We're running Android (TI release 4AI.1.7) on our board, and we have some questions about the CPU zones defined in the Linux kernel in the file:
drivers/staging/thermal_framework/governor/omap_die_governor.c
So the temperature zones are defined near the top of this file. A little further down, the omap_thermal_zones array is defined with the five zones going from 'safe' to 'fatal'. This is also where the cooling levels are set for the various zones.
We were running some CPU benchmark programs, and managed to cause the board to heat up to such an extent that the system entered the 'fatal' temperature zone quickly, and then shut down (like it is supposed to do to prevent permanent damage). While running the benchmark programs, the system went from 'safe' to 'monitor', and shortly afterwards when into 'alert'. But the temperature rose quickly enough that the 'panic' zone was skipped, and it went from 'alert' directly to 'fatal'.
Looking at this more closely, only the panic zone has a cooling level set above 0. So it would repeatedly occur that the system would start to run the benchmarks, and then just reboot, without giving the cooling a chance to work.
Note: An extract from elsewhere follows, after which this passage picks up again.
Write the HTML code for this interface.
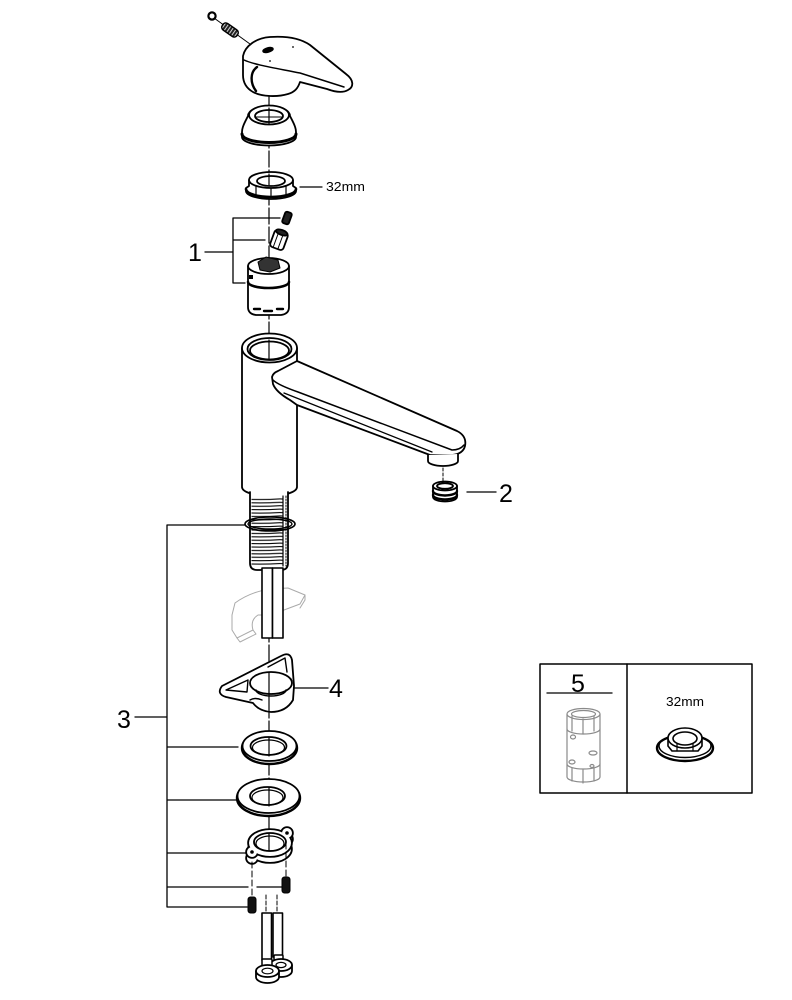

I've since adjusted down the temperatures for 'alert' and 'panic', and also set 'alert' to use level-1 cooling (OPP_TURBO), and 'panic' to level-2 cooling (OPP100).
Obviously, this will result in reduced performance at higher temperatures, but now the system doesn't just reset itself when it gets too hot, because there is enough time for it to down-clock the CPU cores, which prevents the system from reaching the 'fatal' zone.
So my questions is how were the existing zone temperatures and cooling levels picked?
It seems to me that at the 'panic' level, it might be advisable to use the highest cooling level (down-clocking the CPU to OPP50). I'm also considering implementing more cooling zones in between 'alert' and 'panic' which use the intermediate cooling levels.